There are different sorts of truth in life, from simple scientifically verifiable fact to a sort of truth so strong it serves as one of the underlying pillars to hold up reality.
“fact”
Simple, verifiable facts are the staple of life. We live based on knowing that gravity pulls us down and caffeine keeps us awake. The law of non-contradiction, that two contradictory things cannot be true at the same time, is this kind of fact. Experience teaches us these facts as we age, and they shape how we live.
Doubt them at your peril. The results of denying them are usually swift and often painful.
“truth”
The deeper truths of life, like “hurt people hurt people,” are concepts that sum up our experience and teach us important lessons. Wisdom is often characterized as an understanding of these truths.
Truth of this sort may have a valid point to make, as “hurt people hurt people” does, but they’re not usually true clear through. (For example, I’ve found that hurt people who learn to deal with their hurt are the best suited to teach the rest of us how not to hurt others in the first place. Hurt people do not always hurt other people.)
This sort of truth is often the deepest sort people encounter in life.

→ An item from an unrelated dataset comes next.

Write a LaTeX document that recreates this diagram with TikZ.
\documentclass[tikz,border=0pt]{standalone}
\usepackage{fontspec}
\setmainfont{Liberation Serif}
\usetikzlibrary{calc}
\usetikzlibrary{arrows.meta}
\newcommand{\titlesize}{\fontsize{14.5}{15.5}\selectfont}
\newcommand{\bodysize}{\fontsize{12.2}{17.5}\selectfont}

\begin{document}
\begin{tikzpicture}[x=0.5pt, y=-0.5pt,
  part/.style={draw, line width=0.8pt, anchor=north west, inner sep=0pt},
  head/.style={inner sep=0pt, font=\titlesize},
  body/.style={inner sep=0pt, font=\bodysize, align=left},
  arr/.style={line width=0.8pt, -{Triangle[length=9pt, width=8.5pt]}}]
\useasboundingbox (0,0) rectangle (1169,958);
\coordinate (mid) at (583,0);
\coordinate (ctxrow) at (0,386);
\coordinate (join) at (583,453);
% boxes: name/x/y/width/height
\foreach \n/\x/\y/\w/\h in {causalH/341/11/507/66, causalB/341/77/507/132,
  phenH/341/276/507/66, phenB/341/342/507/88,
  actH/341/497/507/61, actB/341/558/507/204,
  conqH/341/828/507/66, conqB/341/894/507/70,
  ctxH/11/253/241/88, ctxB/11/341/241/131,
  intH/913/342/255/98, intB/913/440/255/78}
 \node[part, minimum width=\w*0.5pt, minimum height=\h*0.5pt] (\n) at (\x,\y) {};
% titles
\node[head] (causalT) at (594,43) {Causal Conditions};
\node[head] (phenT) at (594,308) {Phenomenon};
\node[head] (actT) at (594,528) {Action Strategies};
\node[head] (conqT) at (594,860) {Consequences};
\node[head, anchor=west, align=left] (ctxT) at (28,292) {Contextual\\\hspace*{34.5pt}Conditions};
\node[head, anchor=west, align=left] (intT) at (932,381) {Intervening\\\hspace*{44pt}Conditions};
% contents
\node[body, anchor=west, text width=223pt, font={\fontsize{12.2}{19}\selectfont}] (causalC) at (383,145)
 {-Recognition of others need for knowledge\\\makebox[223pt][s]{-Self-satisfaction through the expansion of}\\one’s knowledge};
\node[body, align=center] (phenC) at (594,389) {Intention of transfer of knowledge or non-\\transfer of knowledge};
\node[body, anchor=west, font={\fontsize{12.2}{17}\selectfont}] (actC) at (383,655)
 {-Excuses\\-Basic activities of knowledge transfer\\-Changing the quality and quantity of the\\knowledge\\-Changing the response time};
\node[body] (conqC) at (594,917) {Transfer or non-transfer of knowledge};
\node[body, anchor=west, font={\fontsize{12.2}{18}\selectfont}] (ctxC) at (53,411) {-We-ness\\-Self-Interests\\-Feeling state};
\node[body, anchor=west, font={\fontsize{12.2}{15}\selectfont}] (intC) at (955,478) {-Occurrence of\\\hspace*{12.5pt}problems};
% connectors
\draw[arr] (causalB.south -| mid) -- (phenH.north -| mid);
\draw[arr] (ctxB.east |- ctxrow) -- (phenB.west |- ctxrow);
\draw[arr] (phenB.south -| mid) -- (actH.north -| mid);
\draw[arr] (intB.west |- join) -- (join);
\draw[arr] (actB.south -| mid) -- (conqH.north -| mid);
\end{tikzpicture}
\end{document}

Half-valid characterizations of reality that, while they may provide something of a roadmap for life, don’t really approach the meaning of life or the purpose behind everything.
“Truth”
The highest kind of truth that I’ve encountered, other than the person of Christ Himself, is the kind that can’t be reduced to pithy sayings or quotable quotes, but which is so critical and central to human experience that people spend their entire lives striving to communicate just one such truth to those around them.
The best example is the structure of a house. Though it is covered by walls, it may still be felt in places, where the walls are more solid, and less easily bowed or shifted. In places, it is left bare, like the rafters and columns in a cathedral, cut and polished to perfection. So it is with this world–there is an underlying framework to reality that supports its structure and defines its shape.
Great works of literature and poetry have been written about this sort of truth and may or may not manage to communicate it. Christ taught some of it in parables, knowing that the only way to really illuminate this sort of truth is by the Spirit. Even if it could be broken down into a few words and spoken plainly, the meaning and reality behind it would be entirely closed to someone whose eyes were not opened to it by God Himself.
This is the sort of truth around which reality orients itself. Like the structure inside the walls of a house, it undergirds reality itself and holds it up. This sort of truth never contradicts itself or fails to bear out.
When I see it, I am reminded of Hebrews 1:3, which says, “The Son is the radiance of God’s glory and the exact representation of his being, sustaining all things by his powerful word…”
Looked at from the proper vantage, all of reality is a spectrum of truth that coalesces into the person of Christ, who is also the definition of reality and of being.